For Wester Ross, wild Atlantic salmon (Salmo salar) are iconic. They also provide an ecological connection between the land, freshwaters and the sea through their ability to deliver nutrients of marine origin into headwater streams. Wild salmon can be a keystone part of the ecosystem.

The challenge

The salmon and sea trout fisheries of the River Ewe-Loch Maree system were once some of the most prolific in Northwest Scotland. Many notable fish in terms of size or age were recorded in the 20th century. From the 1980s, catches declined and a self-sustaining wild salmon population is thought to have died out on the estate. In 2023, the IUCN added the Atlantic salmon to the endangered species list for Great Britain.

While the Bruachaig is considered to have good ecological potential, it has been heavily modified by water abstraction for hydro developments and has lost much bankside tree cover, which is crucial for providing shade and nutrition for fish populations.
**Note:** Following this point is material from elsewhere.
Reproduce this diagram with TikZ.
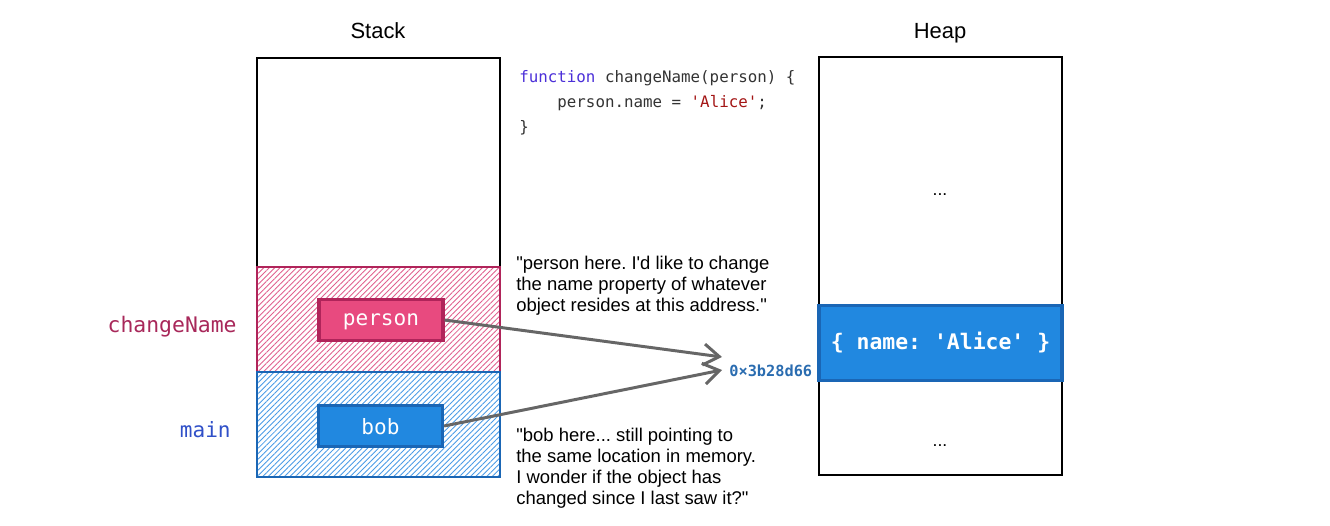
\documentclass[tikz,border=0pt]{standalone}
\usepackage{fontspec}
\setmainfont{Liberation Sans}[Ligatures=TeXOff]
\setmonofont{DejaVu Sans Mono}
\usetikzlibrary{arrows.meta,patterns.meta}
\frenchspacing

\definecolor{pinkfill}{HTML}{E84A7F}
\definecolor{pinkline}{HTML}{B0245A}
\definecolor{pinkhatch}{HTML}{E0608E}
\definecolor{bluefill}{HTML}{2188E0}
\definecolor{blueline}{HTML}{1A66B5}
\definecolor{bluehatch}{HTML}{4A9BE6}
\definecolor{fnlabel}{HTML}{A8285A}
\definecolor{mainlabel}{HTML}{3050C8}
\definecolor{keyword}{HTML}{4B2FD8}
\definecolor{codetext}{HTML}{333333}
\definecolor{codestr}{HTML}{A31515}
\definecolor{addrblue}{HTML}{2A6CB0}
\definecolor{ptrgray}{HTML}{666666}

\begin{document}
\begin{tikzpicture}[x=0.02cm,y=-0.02cm,
  framebox/.style={draw=black,line width=1.2pt},
  varbox/.style={minimum width=124*0.02cm,minimum height=41*0.02cm,inner sep=0pt,line width=1.8pt,
    text depth=0pt,text=white,font=\fontsize{12}{14}\selectfont\ttfamily},
  quote/.style={anchor=north west,align=left,inner sep=0pt,font=\fontsize{10.5}{11.9}\selectfont},
  pointer/.style={draw=ptrgray,line width=1.7pt,-{Straight Barb[length=9pt,width=12pt,line width=1.7pt]}}]
\useasboundingbox (0,0) rectangle (1330,526);

% titles
\node (stacktitle) at (378,31) {\fontsize{12.5}{14}\selectfont Stack};
\node (heaptitle) at (940,33) {\fontsize{12.5}{14}\selectfont Heap};

% stack frames
\draw [framebox] (257,58) rectangle (500,477);
\draw [pattern={Lines[angle=45,distance=2.2pt,line width=0.5pt]},pattern color=pinkhatch,draw=pinkline,line width=1.2pt]
  (257,267) rectangle (500,372);
\draw [pattern={Lines[angle=45,distance=2.2pt,line width=0.5pt]},pattern color=bluehatch,draw=blueline,line width=1.2pt]
  (257,372) rectangle (500,477);
\node [varbox,fill=pinkfill,draw=pinkline] (person) at (381,320) {person};
\node [varbox,fill=bluefill,draw=blueline] (bob) at (380.5,426) {bob};
\node [anchor=east,inner sep=0pt,text=fnlabel,font=\fontsize{12.2}{14}\selectfont\ttfamily] (fnname) at (237,327) {changeName};
\node [anchor=east,inner sep=0pt,text=mainlabel,font=\fontsize{12}{14}\selectfont\ttfamily] (mainname) at (231,430) {main};

% heap
\draw [framebox] (819,57) rectangle (1062,475);
\node (dots1) at (940,195) {...};
\node (dots2) at (940,446) {...};
\node [fill=bluefill,draw=blueline,line width=1.8pt,minimum width=243*0.02cm,minimum height=75*0.02cm,inner sep=0pt,
  text=white,font=\fontsize{12.2}{14}\selectfont\ttfamily\bfseries] (obj) at (940.5,343) {\{ name: 'Alice' \}};

% code
\node [anchor=north west,align=left,inner sep=0pt,font=\fontsize{9}{14.2}\selectfont\ttfamily,text=codetext] (code) at (519,70)
  {\textcolor{keyword}{function} changeName(person) \{\\
  \hspace*{4\fontcharwd\font`M}person.name = \textcolor{codestr}{'Alice'};\\
  \}};

% comments
\node [quote] (quote1) at (516,256) {"person here. I'd like to change\\the name property of whatever\\object resides at this address."};
\node [quote] (quote2) at (516,428) {"bob here... still pointing to\\the same location in memory.\\I wonder if the object has\\changed since I last saw it?"};

% address and pointers
\node [anchor=west,inner sep=0pt,text=addrblue,font=\fontsize{8.7}{10}\selectfont\ttfamily\bfseries] (addr) at (729,371) {0×3b28d66};
\coordinate (ptr1) at (722,357);
\coordinate (ptr2) at (722,370);
\draw [pointer] (person.east) -- (ptr1);
\draw [pointer] (bob.east) -- (ptr2);
\end{tikzpicture}
\end{document}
Reports commissioned on the viability of the Bruachaig River to support salmon indicate that with habitat improvement measures, the watercourse may be able to support 4,000 to 8,000 additional young salmon beyond those currently in the River Ewe–Loch Maree system, representing an increase of up to 20%.

The Bruachaig river

Restoring riparian woodlands at Cabuie will play a major role in this restoration project.

"More and more Scottish Highland estates are recognising there is a nature crisis. A few are also taking bold action to restore lost forests, damaged peatlands and impoverished freshwater habitats. In doing so they will lock up precious carbon, regenerate flora and fauna and help nature thrive again.

Centuries of overgrazing and bungled attempts to drain peat bogs are the main drivers of nature loss, so it's fantastic to see Cabuie focusing on addressing these two key threats. In the absence of natural predators, deer numbers have reached all time highs. Seedlings of Scot's pine, birch, willows and rowan - remnants from the wildwood of Caledon - are eaten before they reach even knee height. By reducing deer numbers, Cabuie will give these trees a chance to become the forests of the future. Similarly, by re-wetting damaged peatlands, the rich mosaic of colourful Sphganum mosses will return, providing breeding and feeding grounds for wading birds and accreting carbon as they lay down peat.

Cabuie's vision is bold and ambitious and much needed to address the interlinked nature and climate crises. Let's hope more estates follow their lead in the coming years."


"Globally and in Scotland, nature is in decline and we face a climate emergency. Biodiversity loss and climate change are intrinsically linked, and protecting and restoring land for nature is a crucial part of the solution to both.

Woodland restoration and expansion has been at the heart of our management of Beinn Eighe National Nature Reserve for over 70 years, and encouraging the ancient woodlands to develop through natural regeneration, has been a key part of this endeavour. At Beinn Eighe NNR, we will continue to work with all our partners, neighbours and the local community to enhance and expand the largest remnant of ancient Caledonian pinewood in the northwest of Scotland."